Earliest proof of caries found in 54-million-year-old mammal

By Melissa Busch, DrBicuspid.com associate editor

September 17, 2021 -- The oldest known evidence of caries in a mammal was found in the fossils of a monkeylike animal that lived 54 million years ago. A shift to higher-sugar foods likely caused the tooth decay, according to a study published on September 9 in Scientific Reports.

This is the first discovery of cavities in a fossil from an Early Eocene mammal, the stem primate Microsyops latidens. Also, it is the largest collection of individuals with caries for any fossil vertebrate taxon, the authors wrote.

"M. latidens underwent a dietary change resulting in an adaptive shift in the form of their teeth, and in the prevalence of dental disease," wrote the group, led by Keegan Selig, a doctoral candidate in the department of anthropology at the University of Toronto Scarborough in Ontario.

A micro-CT reconstruction of the right upper jaw fragment of <em>M. latidens</em> with carious lesions on the first and second molars. Also, a reconstruction of a slice through the caries in the second molar showing the internal morphology of the carious lesion.
(A) A micro-CT reconstruction of the right upper jaw fragment of M. latidens with carious lesions on the first and second molars. (B) A reconstruction of a slice through the caries in the second molar showing the internal morphology of the carious lesion. The slice is demarcated by the dashed line. All images courtesy of Selig et al. Licensed under CC BY 4.0.

M. latidens roamed the Earth for about 500,000 years before the species became extinct approximately 54 million years ago. These stem primates, which means they have no living descendants, were thought to be omnivores that relied mostly on leaves and fruits for their diet. The animals can be identified by their spearhead-shaped lower central incisors, and their fossilized teeth have been unearthed from the Willwood Formation of the southern Bighorn Basin of Wyoming for decades, according to the authors.

To better understand the small holes and damage that could be seen in the fossilized teeth, Selig and colleagues examined them under a microscope. They identified the pits and fissures as cavities and reconfirmed them using micro-computed tomography (CT) reconstructions, they wrote.

The researchers identified caries in 77 of the 1,030 individual fossil samples, or about 7.5% of the total. There was a notable variation depending on the specific time period in which these animals lived. During certain intervals, the prevalence of dental caries in M. Latidens reached 17.4%, the authors wrote.

Micro-CT reconstructions of lower right jaw fragments and upper right jaw fragments.
(A, B) Micro-CT reconstructions of lower right jaw fragments. (C, D) Reconstructions of upper right jaw fragments. In each tooth, the caries is primary and located in the occlusal basin. Black arrows denote the carious lesions. Scale bar = 1 mm.

The evidence suggests the animals began eating more fruit or other sugar rich-foods for a short period of time.
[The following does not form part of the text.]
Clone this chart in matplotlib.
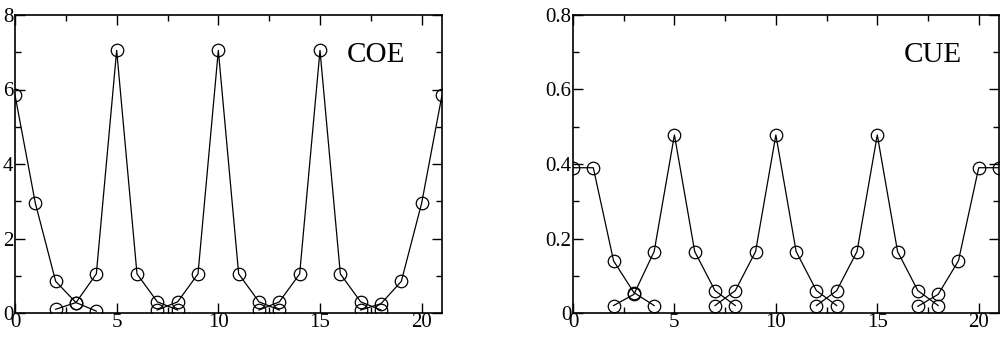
import numpy as np
import matplotlib.pyplot as plt
from matplotlib.ticker import MultipleLocator

plt.rcParams['font.family'] = ['Liberation Serif', 'DejaVu Serif']

# COE branches (x, y) - each branch is one connected line
coe_x1 = [0, 1, 2, 3, 4]
coe_y1 = [5.85, 2.95, 0.85, 0.28, 0.05]
coe_x2 = [2, 3, 4, 5, 6, 7, 8]
coe_y2 = [0.1, 0.28, 1.05, 7.05, 1.05, 0.3, 0.08]
coe_x3 = [7, 8, 9, 10, 11, 12, 13]
coe_y3 = [0.08, 0.3, 1.05, 7.05, 1.05, 0.3, 0.08]
coe_x4 = [12, 13, 14, 15, 16, 17, 18]
coe_y4 = [0.08, 0.3, 1.05, 7.05, 1.05, 0.3, 0.08]
coe_x5 = [17, 18, 19, 20, 21]
coe_y5 = [0.08, 0.25, 0.85, 2.95, 5.85]

# CUE branches
cue_x1 = [0, 1, 2, 3, 4]
cue_y1 = [0.39, 0.39, 0.14, 0.055, 0.02]
cue_x2 = [2, 3, 4, 5, 6, 7, 8]
cue_y2 = [0.02, 0.05, 0.165, 0.478, 0.165, 0.06, 0.02]
cue_x3 = [7, 8, 9, 10, 11, 12, 13]
cue_y3 = [0.02, 0.06, 0.165, 0.478, 0.165, 0.06, 0.02]
cue_x4 = [12, 13, 14, 15, 16, 17, 18]
cue_y4 = [0.02, 0.06, 0.165, 0.478, 0.165, 0.06, 0.02]
cue_x5 = [17, 18, 19, 20, 21]
cue_y5 = [0.018, 0.05, 0.14, 0.39, 0.39]

coe = [(coe_x1, coe_y1), (coe_x2, coe_y2), (coe_x3, coe_y3), (coe_x4, coe_y4), (coe_x5, coe_y5)]
cue = [(cue_x1, cue_y1), (cue_x2, cue_y2), (cue_x3, cue_y3), (cue_x4, cue_y4), (cue_x5, cue_y5)]

fig = plt.figure(figsize=(10.07, 3.44), dpi=100)
ax1 = fig.add_axes([15/1007, 1 - 313/344, 427/1007, 298/344])
ax2 = fig.add_axes([573/1007, 1 - 313/344, 426/1007, 298/344])


def draw(ax, branches, ymax, ymajor, label, ylabels):
	for x, y in branches:
		ax.plot(x, y, color='black', lw=0.9, marker='o', ms=9,
				mfc='none', mec='black', mew=0.9)
	ax.set_xlim(0, 21)
	ax.set_ylim(0, ymax)
	ax.xaxis.set_major_locator(MultipleLocator(5))
	ax.xaxis.set_minor_locator(MultipleLocator(2.5))
	ax.yaxis.set_major_locator(MultipleLocator(ymajor))
	ax.yaxis.set_minor_locator(MultipleLocator(ymajor / 2))
	ax.set_yticks(np.arange(0, ymax + ymajor / 2, ymajor))
	ax.set_yticklabels(ylabels)
	ax.tick_params(which='both', direction='in', top=True, right=True,
				   labelsize=15, width=1)
	ax.tick_params(which='major', length=7)
	ax.tick_params(which='minor', length=4)
	ax.tick_params(axis='y', pad=1)
	ax.tick_params(axis='x', pad=0)
	for s in ax.spines.values():
		s.set_linewidth(1.2)
	ax.text(0.845, 0.866, label, transform=ax.transAxes, fontsize=21,
			ha='center', va='center')


draw(ax1, coe, 8, 2, 'COE', ['0', '2', '4', '6', '8'])
draw(ax2, cue, 0.8, 0.2, 'CUE', ['0', '0.2', '0.4', '0.6', '0.8'])

fig.savefig('out.png', dpi=100)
Though it is difficult to determine why their diet shifted, it is well documented that there was climate change during the Early Eocene period. Increasing and decreasing temperatures may have affected the availability of certain foods, they wrote.

"Our results suggest that caries frequency was high at times in the past among Microsyops latidens, with large proportions of individuals afflicted by the disease in particular intervals of time," Selig and colleagues concluded.